Objective:
In the entries below, count every line with the word "document". Return only the count.
## start
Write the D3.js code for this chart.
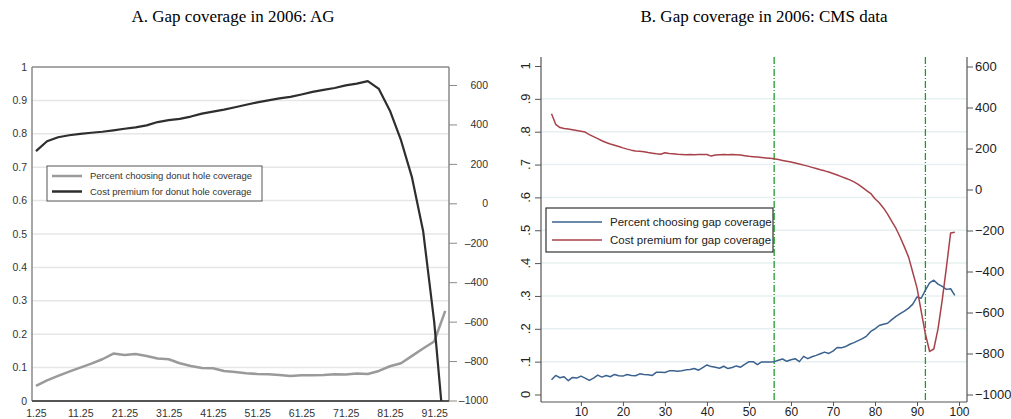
<!DOCTYPE html>
<meta charset="utf-8">
<style>
body { margin: 0; background: #fff; }
.title { font-family: "Liberation Serif", "Times New Roman", serif; font-size: 17px; fill: #000; }
.gridA line { stroke: #e6e6e6; stroke-width: 1.5px; }
.gridB line { stroke: #e7f0f1; stroke-width: 1.5px; }
.axA text { font-family: "Liberation Sans", Arial, sans-serif; font-size: 10.5px; fill: #333; }
.axB text { font-family: "Liberation Sans", Arial, sans-serif; font-size: 13px; fill: #222; }
.line { fill: none; stroke-linejoin: round; }
</style>
<body>
<script src="https://d3js.org/d3.v7.min.js"></script>
<script>

// ---- panel A data (AG) ----
var aX = [1.25, 3.75, 6.25, 8.75, 11.25, 13.75, 16.25, 18.75, 21.25, 23.75, 26.25, 28.75,
  31.25, 33.75, 36.25, 38.75, 41.25, 43.75, 46.25, 48.75, 51.25, 53.75, 56.25, 58.75,
  61.25, 63.75, 66.25, 68.75, 71.25, 73.75, 76.25, 78.75, 81.25, 83.75, 86.25, 88.75,
  91.25, 93.75];
var aPercent = [0.045, 0.062, 0.075, 0.088, 0.1, 0.112, 0.125, 0.142, 0.138, 0.141, 0.135, 0.127,
  0.125, 0.113, 0.105, 0.099, 0.098, 0.09, 0.087, 0.083, 0.081, 0.08, 0.078, 0.075,
  0.077, 0.077, 0.078, 0.08, 0.079, 0.082, 0.081, 0.09, 0.104, 0.113, 0.135, 0.157,
  0.178, 0.27];
var aCost = [265, 315, 335, 345, 352, 358, 363, 370, 378, 385, 395, 412,
  422, 428, 440, 455, 465, 475, 487, 500, 512, 522, 532, 540,
  552, 565, 575, 585, 598, 607, 620, 580, 470, 320, 130, -140,
  -600, -1230];
var aXTicks = [1.25, 11.25, 21.25, 31.25, 41.25, 51.25, 61.25, 71.25, 81.25, 91.25];
var aLeftTicks = [0, 0.1, 0.2, 0.3, 0.4, 0.5, 0.6, 0.7, 0.8, 0.9, 1];
var aRightTicks = [-1000, -800, -600, -400, -200, 0, 200, 400, 600];

// ---- panel B data (CMS) ----
var bX = [3, 4, 5, 6, 7, 8, 9, 10, 11, 12, 13, 14, 15, 16, 17, 18, 19, 20, 21, 22, 23, 24, 25,
  26, 27, 28, 29, 30, 31, 32, 33, 34, 35, 36, 37, 38, 39, 40, 41, 42, 43, 44, 45, 46, 47, 48,
  49, 50, 51, 52, 53, 54, 55, 56, 57, 58, 59, 60, 61, 62, 63, 64, 65, 66, 67, 68, 69, 70, 71,
  72, 73, 74, 75, 76, 77, 78, 79, 80, 81, 82, 83, 84, 85, 86, 87, 88, 89, 90, 91, 92, 93, 94,
  95, 96, 97, 98, 99];
var bPercent = [0.045, 0.058, 0.051, 0.054, 0.042, 0.052, 0.05, 0.056, 0.05, 0.043, 0.05, 0.059,
  0.053, 0.058, 0.054, 0.061, 0.057, 0.056, 0.061, 0.058, 0.057, 0.063, 0.061, 0.06, 0.058,
  0.068, 0.068, 0.067, 0.072, 0.072, 0.071, 0.072, 0.075, 0.076, 0.079, 0.074, 0.082, 0.09,
  0.085, 0.083, 0.08, 0.086, 0.079, 0.082, 0.087, 0.083, 0.092, 0.1, 0.1, 0.091, 0.099, 0.099,
  0.099, 0.1, 0.104, 0.108, 0.101, 0.106, 0.109, 0.1, 0.116, 0.109, 0.115, 0.119, 0.124, 0.129,
  0.125, 0.132, 0.143, 0.142, 0.146, 0.153, 0.158, 0.164, 0.17, 0.178, 0.192, 0.2, 0.21, 0.214,
  0.217, 0.228, 0.238, 0.246, 0.254, 0.263, 0.275, 0.297, 0.293, 0.318, 0.34, 0.348, 0.336,
  0.329, 0.32, 0.322, 0.302];
var bCost = [370, 318, 302, 298, 295, 292, 288, 284, 280, 268, 258, 248, 238, 229, 222, 216, 210,
  203, 197, 192, 188, 186, 184, 180, 177, 174, 172, 179, 176, 174, 172, 171, 170, 171, 170, 171,
  171, 171, 163, 168, 170, 171, 170, 171, 170, 168, 165, 162, 160, 158, 156, 154, 152, 150, 146,
  142, 138, 134, 129, 124, 119, 114, 108, 102, 96, 91, 85, 78, 71, 63, 55, 47, 37, 25, 10, -5,
  -20, -45, -65, -90, -120, -155, -190, -233, -280, -330, -405, -480, -595, -705, -790, -778,
  -680, -540, -380, -212, -208];
var bXTicks = [10, 20, 30, 40, 50, 60, 70, 80, 90, 100];
var bLeftTicks = [0, 0.1, 0.2, 0.3, 0.4, 0.5, 0.6, 0.7, 0.8, 0.9, 1];
var bRightTicks = [-1000, -800, -600, -400, -200, 0, 200, 400, 600];
var bMarkers = [56, 92];

var svg = d3.select("body").append("svg")
  .attr("width", 1011)
  .attr("height", 419);

// titles
svg.append("text").attr("class", "title")
  .attr("x", 233).attr("y", 22).attr("text-anchor", "middle")
  .text("A. Gap coverage in 2006: AG");
svg.append("text").attr("class", "title")
  .attr("x", 764).attr("y", 22).attr("text-anchor", "middle")
  .text("B. Gap coverage in 2006: CMS data");

// ================= panel A =================
var A = {left: 32, right: 449, top: 67, bottom: 401};
var xA = d3.scaleLinear().domain([0.35, 94.6]).range([A.left, A.right]);
var yAL = d3.scaleLinear().domain([0, 1]).range([A.bottom, A.top]);
var yAR = d3.scaleLinear().domain([-1000, 600]).range([400.5, 85]);

var gA = svg.append("g");

gA.append("defs").append("clipPath").attr("id", "clipA")
  .append("rect").attr("x", A.left).attr("y", A.top)
  .attr("width", A.right - A.left).attr("height", A.bottom - A.top);

// gridlines
gA.append("g").attr("class", "gridA")
  .selectAll("line").data(aLeftTicks.filter(function(d) { return d > 0 && d < 1; }))
  .enter().append("line")
  .attr("x1", A.left).attr("x2", A.right)
  .attr("y1", function(d) { return yAL(d); })
  .attr("y2", function(d) { return yAL(d); });

// frame
gA.append("line").attr("x1", A.left).attr("x2", A.right).attr("y1", A.top).attr("y2", A.top)
  .attr("stroke", "#8a8a8a").attr("stroke-width", 1.5);
gA.append("line").attr("x1", A.left).attr("x2", A.left).attr("y1", A.top).attr("y2", A.bottom)
  .attr("stroke", "#8a8a8a").attr("stroke-width", 1.5);

// left axis labels (no tick marks)
gA.append("g").attr("class", "axA")
  .selectAll("text").data(aLeftTicks).enter().append("text")
  .attr("x", 27).attr("y", function(d) { return yAL(d); })
  .attr("dy", "0.35em").attr("text-anchor", "end")
  .text(function(d) { return d === 0 || d === 1 ? d : d.toFixed(1); });

// right axis
var axAR = gA.append("g").attr("class", "axA")
  .attr("transform", "translate(" + A.right + ",0)")
  .call(d3.axisRight(yAR).tickValues(aRightTicks).tickSize(8).tickPadding(31)
    .tickFormat(function(d) { return d < 0 ? "\u2013" + Math.abs(d) : d; }));
axAR.select(".domain").attr("stroke", "#8a8a8a").attr("stroke-width", 1.5)
  .attr("d", "M0," + A.top + "V" + A.bottom);
axAR.selectAll(".tick line").attr("stroke", "#8a8a8a");
axAR.selectAll(".tick text").attr("text-anchor", "end");

// bottom axis
var axAB = gA.append("g").attr("class", "axA")
  .attr("transform", "translate(0," + A.bottom + ")")
  .call(d3.axisBottom(xA).tickValues(aXTicks).tickSize(0).tickPadding(9)
    .tickFormat(function(d) { return d.toFixed(2); }));
axAB.select(".domain").attr("stroke", "#555").attr("stroke-width", 2)
  .attr("d", "M" + A.left + ",0H" + A.right);

// lines
var aRows = aX.map(function(x, i) { return {x: x, p: aPercent[i], c: aCost[i]}; });
gA.append("path").datum(aRows).attr("class", "line")
  .attr("clip-path", "url(#clipA)")
  .attr("stroke", "#9a9a9a").attr("stroke-width", 2.5)
  .attr("d", d3.line().x(function(d) { return xA(d.x); }).y(function(d) { return yAL(d.p); }));
gA.append("path").datum(aRows).attr("class", "line")
  .attr("clip-path", "url(#clipA)")
  .attr("stroke", "#2e2e2e").attr("stroke-width", 2.2)
  .attr("d", d3.line().x(function(d) { return xA(d.x); }).y(function(d) { return yAR(d.c); }));

// legend A
var legA = gA.append("g").attr("transform", "translate(47,166)");
legA.append("rect").attr("width", 215).attr("height", 35)
  .attr("fill", "#fff").attr("stroke", "#555").attr("stroke-width", 1);
var legAItems = [
  {label: "Percent choosing donut hole coverage", color: "#9a9a9a"},
  {label: "Cost premium for donut hole coverage", color: "#2e2e2e"}
];
legAItems.forEach(function(d, i) {
  legA.append("line").attr("x1", 5).attr("x2", 35)
    .attr("y1", 10 + i * 15.5).attr("y2", 10 + i * 15.5)
    .attr("stroke", d.color).attr("stroke-width", 2.5);
  legA.append("text").attr("x", 43).attr("y", 10 + i * 15.5).attr("dy", "0.35em")
    .style("font-family", "Liberation Sans, Arial, sans-serif")
    .style("font-size", "9.5px").style("fill", "#333")
    .text(d.label);
});

// ================= panel B =================
var B = {left: 541, right: 967, top: 57, bottom: 402};
var xB = d3.scaleLinear().domain([0.5, 101.9]).range([B.left, B.right]);
var yBL = d3.scaleLinear().domain([0, 1]).range([394.5, 66]);
var yBR = d3.scaleLinear().domain([-1000, 600]).range([394.5, 66.5]);

var gB = svg.append("g");

gB.append("g").attr("class", "gridB")
  .selectAll("line").data(bLeftTicks.filter(function(d) { return d > 0 && d < 1; }))
  .enter().append("line")
  .attr("x1", B.left).attr("x2", B.right)
  .attr("y1", function(d) { return yBL(d); })
  .attr("y2", function(d) { return yBL(d); });

// left axis with rotated labels
var axBL = gB.append("g").attr("class", "axB")
  .attr("transform", "translate(" + B.left + ",0)")
  .call(d3.axisLeft(yBL).tickValues(bLeftTicks).tickSize(6).tickFormat(function() { return ""; }));
axBL.select(".domain").attr("stroke", "#555").attr("stroke-width", 1.2)
  .attr("d", "M0," + B.top + "V" + B.bottom);
axBL.selectAll(".tick line").attr("stroke", "#555");
gB.append("g").attr("class", "axB")
  .selectAll("text").data(bLeftTicks).enter().append("text")
  .attr("transform", function(d) { return "translate(525," + yBL(d) + ") rotate(-90)"; })
  .attr("text-anchor", "middle").attr("dy", "0.35em")
  .text(function(d) { return d === 0 || d === 1 ? d : d3.format(".1f")(d).replace(/^0/, ""); });

// right axis
var axBR = gB.append("g").attr("class", "axB")
  .attr("transform", "translate(" + B.right + ",0)")
  .call(d3.axisRight(yBR).tickValues(bRightTicks).tickSize(6).tickPadding(2)
    .tickFormat(d3.format("d")));
axBR.select(".domain").attr("stroke", "#555").attr("stroke-width", 1.2)
  .attr("d", "M0," + B.top + "V" + B.bottom);
axBR.selectAll(".tick line").attr("stroke", "#555");

// bottom axis
var axBB = gB.append("g").attr("class", "axB")
  .attr("transform", "translate(0," + B.bottom + ")")
  .call(d3.axisBottom(xB).tickValues(bXTicks).tickSize(4).tickPadding(1));
axBB.select(".domain").attr("stroke", "#555").attr("stroke-width", 1.2)
  .attr("d", "M" + B.left + ",0H" + B.right);
axBB.selectAll(".tick line").attr("stroke", "#555");
axBB.selectAll(".tick text").style("font-size", "12px");

// vertical markers
gB.selectAll(".marker").data(bMarkers).enter().append("line")
  .attr("class", "marker")
  .attr("x1", function(d) { return xB(d); }).attr("x2", function(d) { return xB(d); })
  .attr("y1", B.top).attr("y2", B.bottom)
  .attr("stroke", "#1f9a2a").attr("stroke-width", 1.3)
  .attr("stroke-dasharray", "7,2,1,2");

var bRows = bX.map(function(x, i) { return {x: x, p: bPercent[i], c: bCost[i]}; });
gB.append("path").datum(bRows).attr("class", "line")
  .attr("stroke", "#3b628e").attr("stroke-width", 1.5)
  .attr("d", d3.line().x(function(d) { return xB(d.x); }).y(function(d) { return yBL(d.p); }));
gB.append("path").datum(bRows).attr("class", "line")
  .attr("stroke", "#a8424a").attr("stroke-width", 1.5)
  .attr("d", d3.line().x(function(d) { return xB(d.x); }).y(function(d) { return yBR(d.c); }));

// legend B
var legB = gB.append("g").attr("transform", "translate(546,208)");
legB.append("rect").attr("width", 227).attr("height", 44)
  .attr("fill", "#fff").attr("stroke", "#333").attr("stroke-width", 1.2);
var legBItems = [
  {label: "Percent choosing gap coverage", color: "#3b628e"},
  {label: "Cost premium for gap coverage", color: "#a8424a"}
];
legBItems.forEach(function(d, i) {
  legB.append("line").attr("x1", 6).attr("x2", 56)
    .attr("y1", 14 + i * 18).attr("y2", 14 + i * 18)
    .attr("stroke", d.color).attr("stroke-width", 1.5);
  legB.append("text").attr("x", 64).attr("y", 14 + i * 18).attr("dy", "0.35em")
    .style("font-family", "Liberation Sans, Arial, sans-serif")
    .style("font-size", "11.5px").style("fill", "#222")
    .text(d.label);
});

</script>
</body>
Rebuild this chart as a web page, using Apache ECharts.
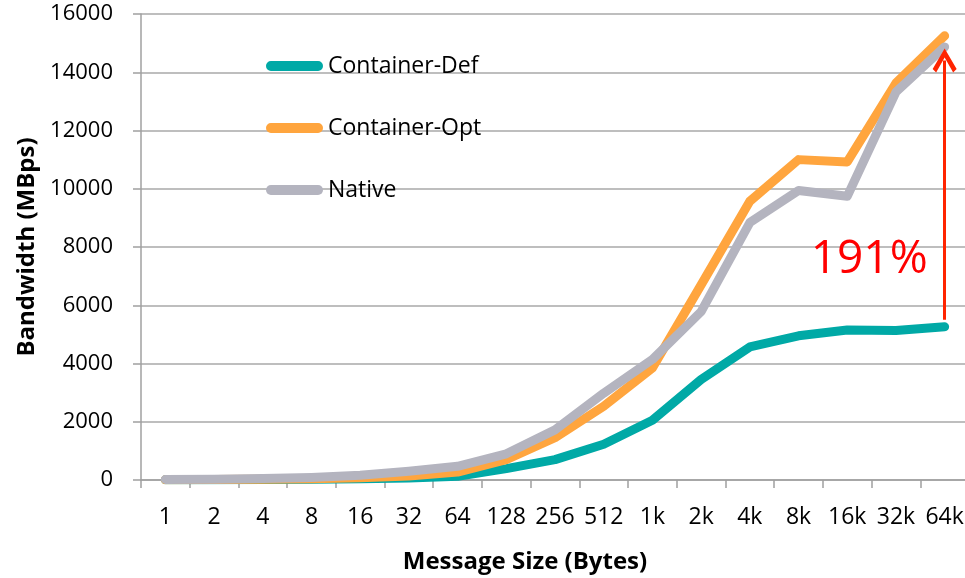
<!DOCTYPE html>
<html>
<head>
<meta charset="utf-8">
<script src="https://cdn.jsdelivr.net/npm/echarts@6/dist/echarts.min.js"></script>
<style>
html,body{margin:0;padding:0;background:#fff;}
#chart{width:965px;height:578px;}
</style>
</head>
<body>
<div id="chart"></div>
<script>
const categories = ['1','2','4','8','16','32','64','128','256','512','1k','2k','4k','8k','16k','32k','64k'];
const containerDef = [5, 8, 15, 25, 40, 70, 130, 390, 700, 1230, 2050, 3450, 4570, 4950, 5150, 5130, 5260];
const containerOpt = [10, 15, 25, 45, 80, 140, 270, 700, 1450, 2530, 3850, 6700, 9570, 11000, 10920, 13630, 15250];
const nativeBw = [20, 30, 50, 90, 160, 300, 470, 900, 1720, 2980, 4140, 5780, 8840, 9940, 9740, 13320, 14870];
const yTicks = {min: 0, max: 16000, interval: 2000};
const arrowFrom = 5500;
const arrowTo = 14400;
const gainLabel = '191%';
const gainLabelAt = ['16k', 7560];

const FONT = '"Open Sans", sans-serif';
const chart = echarts.init(document.getElementById('chart'), null, {renderer: 'canvas'});
const lineCommon = {type: 'line', symbol: 'none', smooth: false, animation: false};
const pill = 'path://M5,0 H53 A5,5 0 0 1 53,10 H5 A5,5 0 0 1 5,0 Z';
chart.setOption({
  animation: false,
  grid: {left: 141, top: 14, width: 828, height: 466, containLabel: false, outerBoundsMode: 'none'},
  legend: {
    orient: 'vertical', left: 266, top: 54, itemGap: 38, padding: 0,
    itemWidth: 57, itemHeight: 10, icon: pill,
    textStyle: {fontFamily: FONT, fontSize: 23, color: '#000', lineHeight: 24},
    data: ['Container-Def', 'Container-Opt', 'Native']
  },
  xAxis: {
    type: 'category', data: categories, boundaryGap: true,
    name: 'Message Size (Bytes)', nameLocation: 'middle', nameGap: 70,
    nameTextStyle: {fontFamily: FONT, fontSize: 24, fontWeight: 'bold', color: '#000', padding: [0, 60, 0, 0]},
    axisLine: {lineStyle: {color: '#a0a0a0', width: 1.5}},
    axisTick: {show: true, length: 8, inside: false, lineStyle: {color: '#a0a0a0', width: 1.5}},
    axisLabel: {fontFamily: FONT, fontSize: 23, color: '#000', margin: 26, interval: 0}
  },
  yAxis: {
    type: 'value', min: yTicks.min, max: yTicks.max, interval: yTicks.interval,
    name: 'Bandwidth (MBps)', nameLocation: 'middle', nameGap: 94, nameRotate: 90,
    nameTextStyle: {fontFamily: FONT, fontSize: 24, fontWeight: 'bold', color: '#000'},
    axisLine: {show: true, lineStyle: {color: '#a0a0a0', width: 1.5}},
    axisTick: {show: true, length: 8, lineStyle: {color: '#a0a0a0', width: 1.5}},
    axisLabel: {fontFamily: FONT, fontSize: 22, color: '#000', margin: 28,
                formatter: function (v) { return String(v); }},
    splitLine: {show: true, lineStyle: {color: '#a8a8a8', width: 1.5}}
  },
  series: [
    Object.assign({}, lineCommon, {
      name: 'Container-Def', data: containerDef, color: '#00a9a6',
      lineStyle: {width: 9, color: '#00a9a6', cap: 'round', join: 'round'},
      markLine: {
        silent: true, animation: false,
        symbol: ['none', 'path://M12,0 L24,20.5 L20.5,24 L12,9 L3.5,24 L0,20.5 Z'],
        symbolSize: [24, 24],
        lineStyle: {color: '#ff2400', width: 3, type: 'solid'},
        itemStyle: {color: '#ff2400'},
        label: {show: false}, emphasis: {disabled: true},
        data: [[{coord: ['64k', arrowFrom]}, {coord: ['64k', arrowTo]}]]
      },
      markPoint: {
        silent: true, animation: false, symbol: 'circle', symbolSize: 1,
        itemStyle: {color: 'transparent'},
        label: {show: true, position: 'inside', offset: [22, 0], formatter: gainLabel,
                fontFamily: FONT, fontSize: 46, color: '#ff0000'},
        data: [{coord: gainLabelAt}]
      }
    }),
    Object.assign({}, lineCommon, {
      name: 'Container-Opt', data: containerOpt, color: '#ffa53e',
      lineStyle: {width: 9, color: '#ffa53e', cap: 'round', join: 'round'}
    }),
    Object.assign({}, lineCommon, {
      name: 'Native', data: nativeBw, color: '#b4b4bf',
      lineStyle: {width: 9, color: '#b4b4bf', cap: 'round', join: 'round'}
    })
  ]
});
</script>
</body>
</html>
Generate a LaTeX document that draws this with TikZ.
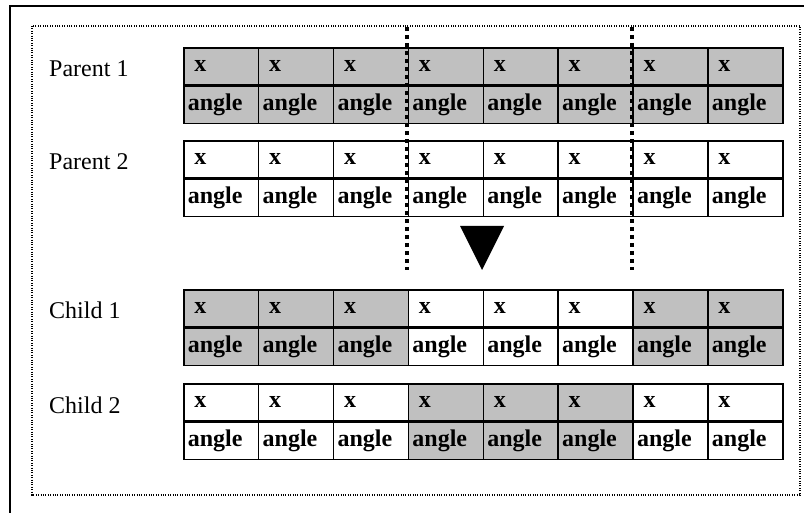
## end
Solution to this exercise:
2